The Network for Greening the Financial System (NGFS) has this week published its first set of scenarios of the potential near-term impacts of climate policies and climate change on financial stability and economies.

Sabine Mauderer, chair of the NGFS and first deputy governor of the Deutsche Bundesbank, described the new scenarios as “a milestone in enhancing our understanding of climate-related risks”.

According to Livio Stracca, chair of the NGFS workstream on scenario and design analysis and deputy director general for financial stability at the European Central Bank, the scenarios “address the question of how climate may matter already in the in the next five years” and that they were a tool “that nobody else has in the world apart from the NGFS”.

“The short-term scenarios mark a significant step forward in supporting institutions to prepare for adverse, but plausible, climate developments and policies,” he also said.

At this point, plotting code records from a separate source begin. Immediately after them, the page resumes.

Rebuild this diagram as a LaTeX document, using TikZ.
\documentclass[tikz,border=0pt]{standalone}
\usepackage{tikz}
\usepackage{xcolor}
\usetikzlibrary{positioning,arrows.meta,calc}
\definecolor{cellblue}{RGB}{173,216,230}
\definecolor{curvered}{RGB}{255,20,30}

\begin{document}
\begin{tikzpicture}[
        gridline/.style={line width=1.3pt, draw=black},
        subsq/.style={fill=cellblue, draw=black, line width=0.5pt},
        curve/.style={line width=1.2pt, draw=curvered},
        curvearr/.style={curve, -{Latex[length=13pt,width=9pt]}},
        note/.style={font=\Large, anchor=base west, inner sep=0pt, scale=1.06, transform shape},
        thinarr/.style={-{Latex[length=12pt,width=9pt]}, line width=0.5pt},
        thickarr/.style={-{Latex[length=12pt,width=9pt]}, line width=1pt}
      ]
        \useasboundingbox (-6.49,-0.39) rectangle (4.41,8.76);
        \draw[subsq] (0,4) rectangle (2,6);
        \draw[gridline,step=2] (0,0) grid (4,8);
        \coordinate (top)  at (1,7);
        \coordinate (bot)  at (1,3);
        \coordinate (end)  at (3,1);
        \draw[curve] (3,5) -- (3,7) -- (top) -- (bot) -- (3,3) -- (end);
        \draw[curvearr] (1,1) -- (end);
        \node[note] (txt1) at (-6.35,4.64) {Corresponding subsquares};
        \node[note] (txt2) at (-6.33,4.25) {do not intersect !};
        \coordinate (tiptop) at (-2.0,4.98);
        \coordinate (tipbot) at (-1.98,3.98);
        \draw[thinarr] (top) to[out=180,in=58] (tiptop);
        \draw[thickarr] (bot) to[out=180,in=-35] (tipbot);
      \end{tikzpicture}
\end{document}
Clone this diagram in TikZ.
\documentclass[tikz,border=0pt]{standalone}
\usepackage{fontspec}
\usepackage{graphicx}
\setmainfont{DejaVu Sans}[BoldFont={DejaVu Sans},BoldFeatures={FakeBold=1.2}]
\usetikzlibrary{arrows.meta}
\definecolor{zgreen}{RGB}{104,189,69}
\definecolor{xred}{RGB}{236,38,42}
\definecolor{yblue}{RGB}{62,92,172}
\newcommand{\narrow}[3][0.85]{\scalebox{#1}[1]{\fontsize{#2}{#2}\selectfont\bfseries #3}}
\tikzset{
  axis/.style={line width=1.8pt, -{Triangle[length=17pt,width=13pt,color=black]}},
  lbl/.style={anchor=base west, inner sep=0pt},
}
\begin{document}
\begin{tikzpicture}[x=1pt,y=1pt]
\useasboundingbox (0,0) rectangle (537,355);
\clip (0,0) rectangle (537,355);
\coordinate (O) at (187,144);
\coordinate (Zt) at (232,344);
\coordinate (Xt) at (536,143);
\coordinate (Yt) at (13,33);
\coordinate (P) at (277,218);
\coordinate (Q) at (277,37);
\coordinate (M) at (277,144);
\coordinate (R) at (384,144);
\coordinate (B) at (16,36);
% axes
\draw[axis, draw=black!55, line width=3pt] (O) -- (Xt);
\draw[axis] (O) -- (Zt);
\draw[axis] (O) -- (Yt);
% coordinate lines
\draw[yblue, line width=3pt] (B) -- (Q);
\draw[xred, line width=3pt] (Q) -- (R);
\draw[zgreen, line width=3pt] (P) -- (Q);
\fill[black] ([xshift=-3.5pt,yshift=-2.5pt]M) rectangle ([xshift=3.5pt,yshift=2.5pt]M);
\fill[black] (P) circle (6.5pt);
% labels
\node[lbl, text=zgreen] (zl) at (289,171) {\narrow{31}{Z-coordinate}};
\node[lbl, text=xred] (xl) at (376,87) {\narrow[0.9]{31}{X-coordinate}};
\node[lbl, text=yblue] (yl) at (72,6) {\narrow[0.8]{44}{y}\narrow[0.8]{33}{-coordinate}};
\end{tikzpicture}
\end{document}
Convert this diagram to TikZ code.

He explained that the NGFS had developed four scenarios, two transition scenarios and two physical risk scenarios, “the second combined with supply chain disruptions that also make the green transition more costly”.

Mainstream climate scenarios such as those developed by the NGFS have been criticised for their narrowness and inadequate treatment of tipping points.

Finance Watch, an NGO, welcomed the NGFS’s continued focus on upgrading the toolkit for climate-related financial risk and said its new work on short-term scenarios was “a welcome attempt to align climate risk assessment more closely with existing risk management practices, offering more tangible guidance for financial institutions and supervisors”.

It said the NGFS had made some improvements to its modelling, adding features such as compound risk of multiple climate events, real economy financial-sector feedback loops, and more granular outputs across 50 sectors and 46 countries.

However, it said that significant improvements were still needed to ensure the scenario tools “are both credible and actionable”.

The NGFS says that users should be aware that the group “is constantly working to further improve the scenarios, including with regard to physical risks or the consideration of polycrises”.

“Users should take into account tail risks of climate change, along with other risks such as nature-related ones, which are not necessarily captured by these scenarios, or the uncertainty around the occurrence of tipping points in the long term,” it adds in a disclaimer.

“While the NGFS climate scenarios are a helpful tool, they do not alleviate the responsibility of banks and other (financial) organisations to design and implement their own risk management frameworks, adapting them as they see appropriate.”

Stracca said the short-term scenarios were a developing product and that the NGFS was keen for feedback as to what could be improved.